### Short exercise
Each record below should be output verbatim, without pictures.

Figure scripts:
----
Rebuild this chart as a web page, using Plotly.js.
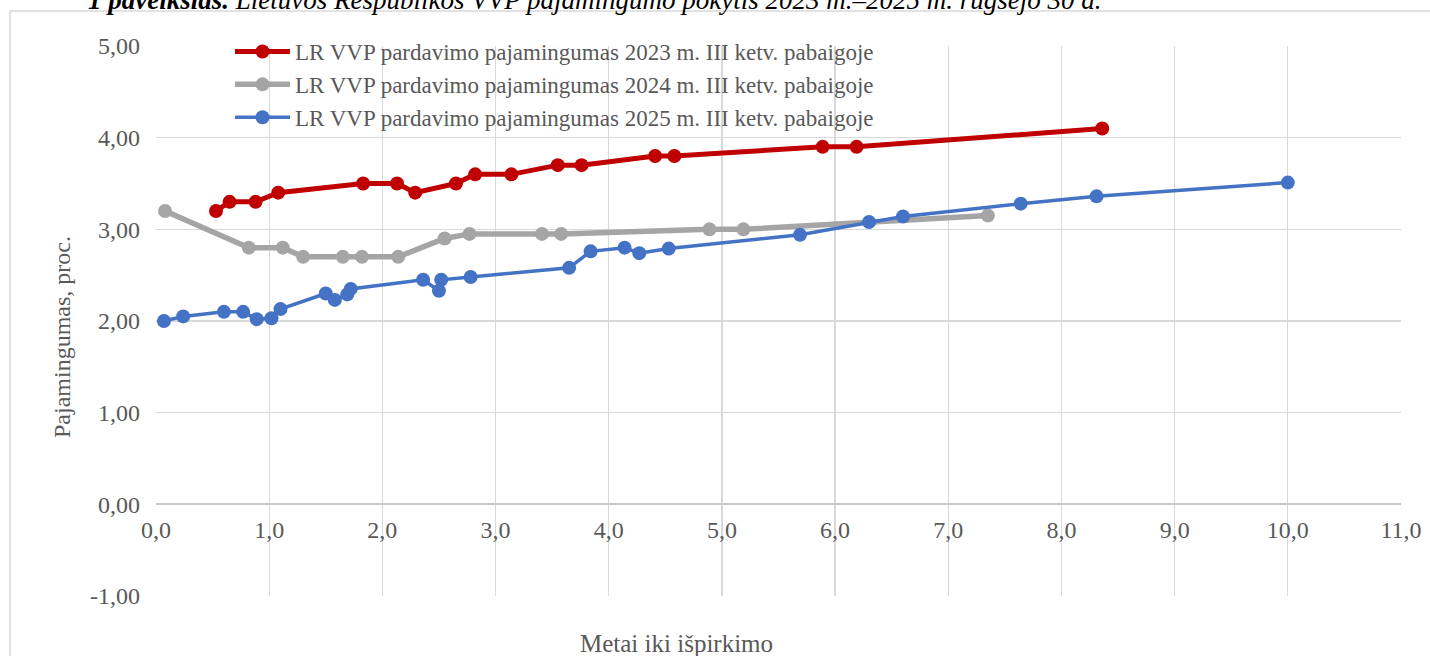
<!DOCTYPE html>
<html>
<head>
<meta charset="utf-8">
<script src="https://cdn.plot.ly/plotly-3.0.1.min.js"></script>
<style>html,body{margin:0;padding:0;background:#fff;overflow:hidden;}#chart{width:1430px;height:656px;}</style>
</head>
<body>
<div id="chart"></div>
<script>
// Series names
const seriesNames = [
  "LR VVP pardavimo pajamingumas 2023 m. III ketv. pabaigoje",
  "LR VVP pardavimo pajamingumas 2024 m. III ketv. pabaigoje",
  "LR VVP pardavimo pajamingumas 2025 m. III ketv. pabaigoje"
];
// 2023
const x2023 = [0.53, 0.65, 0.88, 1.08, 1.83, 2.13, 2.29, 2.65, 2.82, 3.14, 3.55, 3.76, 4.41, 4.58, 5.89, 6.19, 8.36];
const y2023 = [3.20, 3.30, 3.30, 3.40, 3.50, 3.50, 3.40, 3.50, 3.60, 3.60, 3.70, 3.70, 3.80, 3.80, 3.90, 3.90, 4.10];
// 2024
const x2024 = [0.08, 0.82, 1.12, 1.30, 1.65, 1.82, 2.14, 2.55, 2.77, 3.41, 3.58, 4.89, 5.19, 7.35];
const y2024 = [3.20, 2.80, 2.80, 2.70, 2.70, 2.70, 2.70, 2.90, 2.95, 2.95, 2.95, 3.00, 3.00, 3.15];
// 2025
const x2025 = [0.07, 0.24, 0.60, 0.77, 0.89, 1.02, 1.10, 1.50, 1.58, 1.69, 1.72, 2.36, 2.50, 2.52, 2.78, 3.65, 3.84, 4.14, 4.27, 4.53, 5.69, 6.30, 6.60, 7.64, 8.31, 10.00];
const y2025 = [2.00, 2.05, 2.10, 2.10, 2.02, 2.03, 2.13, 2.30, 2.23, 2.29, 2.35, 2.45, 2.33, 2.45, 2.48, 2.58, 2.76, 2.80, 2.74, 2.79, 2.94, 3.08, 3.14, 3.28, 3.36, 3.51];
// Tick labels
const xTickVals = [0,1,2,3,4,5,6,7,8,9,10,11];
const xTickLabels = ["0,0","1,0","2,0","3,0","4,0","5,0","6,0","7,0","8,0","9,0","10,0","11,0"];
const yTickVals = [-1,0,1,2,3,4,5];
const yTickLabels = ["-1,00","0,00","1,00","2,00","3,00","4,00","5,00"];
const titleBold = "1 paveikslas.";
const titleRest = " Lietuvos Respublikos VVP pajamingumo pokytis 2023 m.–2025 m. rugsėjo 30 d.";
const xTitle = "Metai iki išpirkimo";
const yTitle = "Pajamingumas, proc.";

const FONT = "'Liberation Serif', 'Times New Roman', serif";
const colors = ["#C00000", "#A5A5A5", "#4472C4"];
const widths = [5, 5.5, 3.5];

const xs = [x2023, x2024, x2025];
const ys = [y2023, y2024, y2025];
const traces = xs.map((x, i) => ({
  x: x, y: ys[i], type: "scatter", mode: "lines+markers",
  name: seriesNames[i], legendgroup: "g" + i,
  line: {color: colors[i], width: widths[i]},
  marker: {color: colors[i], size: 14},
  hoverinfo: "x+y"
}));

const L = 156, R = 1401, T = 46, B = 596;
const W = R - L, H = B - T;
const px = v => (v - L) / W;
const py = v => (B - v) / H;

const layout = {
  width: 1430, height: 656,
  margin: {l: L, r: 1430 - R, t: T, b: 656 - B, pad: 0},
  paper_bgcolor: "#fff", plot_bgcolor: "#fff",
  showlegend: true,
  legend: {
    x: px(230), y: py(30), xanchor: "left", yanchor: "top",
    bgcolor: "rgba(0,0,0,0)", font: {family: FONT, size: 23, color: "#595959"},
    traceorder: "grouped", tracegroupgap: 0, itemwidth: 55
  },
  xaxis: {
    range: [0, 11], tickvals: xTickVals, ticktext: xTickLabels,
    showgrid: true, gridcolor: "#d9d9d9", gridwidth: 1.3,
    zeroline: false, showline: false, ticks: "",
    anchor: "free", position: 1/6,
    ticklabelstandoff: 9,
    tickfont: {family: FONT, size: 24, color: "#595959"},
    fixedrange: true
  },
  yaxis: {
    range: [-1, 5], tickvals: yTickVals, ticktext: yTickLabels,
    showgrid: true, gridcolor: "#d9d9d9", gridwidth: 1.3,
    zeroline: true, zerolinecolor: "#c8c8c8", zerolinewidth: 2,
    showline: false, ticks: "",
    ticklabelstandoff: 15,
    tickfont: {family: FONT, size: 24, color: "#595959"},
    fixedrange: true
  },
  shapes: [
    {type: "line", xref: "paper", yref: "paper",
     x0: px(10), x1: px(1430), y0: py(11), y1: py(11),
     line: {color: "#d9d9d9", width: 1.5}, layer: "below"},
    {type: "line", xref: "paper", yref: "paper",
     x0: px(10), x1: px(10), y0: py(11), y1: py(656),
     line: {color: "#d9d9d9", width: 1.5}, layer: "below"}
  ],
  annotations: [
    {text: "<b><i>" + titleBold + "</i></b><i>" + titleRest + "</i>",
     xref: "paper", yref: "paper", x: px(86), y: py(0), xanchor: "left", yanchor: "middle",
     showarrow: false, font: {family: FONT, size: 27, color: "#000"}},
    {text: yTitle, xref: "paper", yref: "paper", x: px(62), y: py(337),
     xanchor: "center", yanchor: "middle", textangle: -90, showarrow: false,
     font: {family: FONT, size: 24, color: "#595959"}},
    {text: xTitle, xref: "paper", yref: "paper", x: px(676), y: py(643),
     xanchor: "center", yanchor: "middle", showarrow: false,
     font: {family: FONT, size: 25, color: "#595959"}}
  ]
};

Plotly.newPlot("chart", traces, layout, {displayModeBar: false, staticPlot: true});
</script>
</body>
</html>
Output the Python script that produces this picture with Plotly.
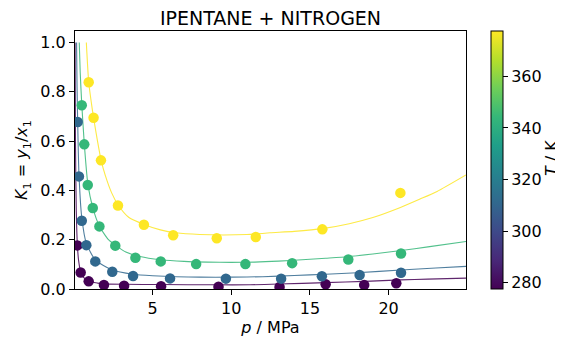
----
### Right answer
Rebuild this chart as a web page, using Plotly.js.
<!DOCTYPE html>
<html>
<head>
<meta charset="utf-8">
<script src="https://cdn.plot.ly/plotly-3.0.1.min.js"></script>
<style>html,body{margin:0;padding:0;background:#fff;overflow:hidden;}#chart{width:1430px;height:656px;}</style>
</head>
<body>
<div id="chart"></div>
<script>
// Series names
const seriesNames = [
  "LR VVP pardavimo pajamingumas 2023 m. III ketv. pabaigoje",
  "LR VVP pardavimo pajamingumas 2024 m. III ketv. pabaigoje",
  "LR VVP pardavimo pajamingumas 2025 m. III ketv. pabaigoje"
];
// 2023
const x2023 = [0.53, 0.65, 0.88, 1.08, 1.83, 2.13, 2.29, 2.65, 2.82, 3.14, 3.55, 3.76, 4.41, 4.58, 5.89, 6.19, 8.36];
const y2023 = [3.20, 3.30, 3.30, 3.40, 3.50, 3.50, 3.40, 3.50, 3.60, 3.60, 3.70, 3.70, 3.80, 3.80, 3.90, 3.90, 4.10];
// 2024
const x2024 = [0.08, 0.82, 1.12, 1.30, 1.65, 1.82, 2.14, 2.55, 2.77, 3.41, 3.58, 4.89, 5.19, 7.35];
const y2024 = [3.20, 2.80, 2.80, 2.70, 2.70, 2.70, 2.70, 2.90, 2.95, 2.95, 2.95, 3.00, 3.00, 3.15];
// 2025
const x2025 = [0.07, 0.24, 0.60, 0.77, 0.89, 1.02, 1.10, 1.50, 1.58, 1.69, 1.72, 2.36, 2.50, 2.52, 2.78, 3.65, 3.84, 4.14, 4.27, 4.53, 5.69, 6.30, 6.60, 7.64, 8.31, 10.00];
const y2025 = [2.00, 2.05, 2.10, 2.10, 2.02, 2.03, 2.13, 2.30, 2.23, 2.29, 2.35, 2.45, 2.33, 2.45, 2.48, 2.58, 2.76, 2.80, 2.74, 2.79, 2.94, 3.08, 3.14, 3.28, 3.36, 3.51];
// Tick labels
const xTickVals = [0,1,2,3,4,5,6,7,8,9,10,11];
const xTickLabels = ["0,0","1,0","2,0","3,0","4,0","5,0","6,0","7,0","8,0","9,0","10,0","11,0"];
const yTickVals = [-1,0,1,2,3,4,5];
const yTickLabels = ["-1,00","0,00","1,00","2,00","3,00","4,00","5,00"];
const titleBold = "1 paveikslas.";
const titleRest = " Lietuvos Respublikos VVP pajamingumo pokytis 2023 m.–2025 m. rugsėjo 30 d.";
const xTitle = "Metai iki išpirkimo";
const yTitle = "Pajamingumas, proc.";

const FONT = "'Liberation Serif', 'Times New Roman', serif";
const colors = ["#C00000", "#A5A5A5", "#4472C4"];
const widths = [5, 5.5, 3.5];

const xs = [x2023, x2024, x2025];
const ys = [y2023, y2024, y2025];
const traces = xs.map((x, i) => ({
  x: x, y: ys[i], type: "scatter", mode: "lines+markers",
  name: seriesNames[i], legendgroup: "g" + i,
  line: {color: colors[i], width: widths[i]},
  marker: {color: colors[i], size: 14},
  hoverinfo: "x+y"
}));

const L = 156, R = 1401, T = 46, B = 596;
const W = R - L, H = B - T;
const px = v => (v - L) / W;
const py = v => (B - v) / H;

const layout = {
  width: 1430, height: 656,
  margin: {l: L, r: 1430 - R, t: T, b: 656 - B, pad: 0},
  paper_bgcolor: "#fff", plot_bgcolor: "#fff",
  showlegend: true,
  legend: {
    x: px(230), y: py(30), xanchor: "left", yanchor: "top",
    bgcolor: "rgba(0,0,0,0)", font: {family: FONT, size: 23, color: "#595959"},
    traceorder: "grouped", tracegroupgap: 0, itemwidth: 55
  },
  xaxis: {
    range: [0, 11], tickvals: xTickVals, ticktext: xTickLabels,
    showgrid: true, gridcolor: "#d9d9d9", gridwidth: 1.3,
    zeroline: false, showline: false, ticks: "",
    anchor: "free", position: 1/6,
    ticklabelstandoff: 9,
    tickfont: {family: FONT, size: 24, color: "#595959"},
    fixedrange: true
  },
  yaxis: {
    range: [-1, 5], tickvals: yTickVals, ticktext: yTickLabels,
    showgrid: true, gridcolor: "#d9d9d9", gridwidth: 1.3,
    zeroline: true, zerolinecolor: "#c8c8c8", zerolinewidth: 2,
    showline: false, ticks: "",
    ticklabelstandoff: 15,
    tickfont: {family: FONT, size: 24, color: "#595959"},
    fixedrange: true
  },
  shapes: [
    {type: "line", xref: "paper", yref: "paper",
     x0: px(10), x1: px(1430), y0: py(11), y1: py(11),
     line: {color: "#d9d9d9", width: 1.5}, layer: "below"},
    {type: "line", xref: "paper", yref: "paper",
     x0: px(10), x1: px(10), y0: py(11), y1: py(656),
     line: {color: "#d9d9d9", width: 1.5}, layer: "below"}
  ],
  annotations: [
    {text: "<b><i>" + titleBold + "</i></b><i>" + titleRest + "</i>",
     xref: "paper", yref: "paper", x: px(86), y: py(0), xanchor: "left", yanchor: "middle",
     showarrow: false, font: {family: FONT, size: 27, color: "#000"}},
    {text: yTitle, xref: "paper", yref: "paper", x: px(62), y: py(337),
     xanchor: "center", yanchor: "middle", textangle: -90, showarrow: false,
     font: {family: FONT, size: 24, color: "#595959"}},
    {text: xTitle, xref: "paper", yref: "paper", x: px(676), y: py(643),
     xanchor: "center", yanchor: "middle", showarrow: false,
     font: {family: FONT, size: 25, color: "#595959"}}
  ]
};

Plotly.newPlot("chart", traces, layout, {displayModeBar: false, staticPlot: true});
</script>
</body>
</html>
Output the Python script that produces this picture with Plotly.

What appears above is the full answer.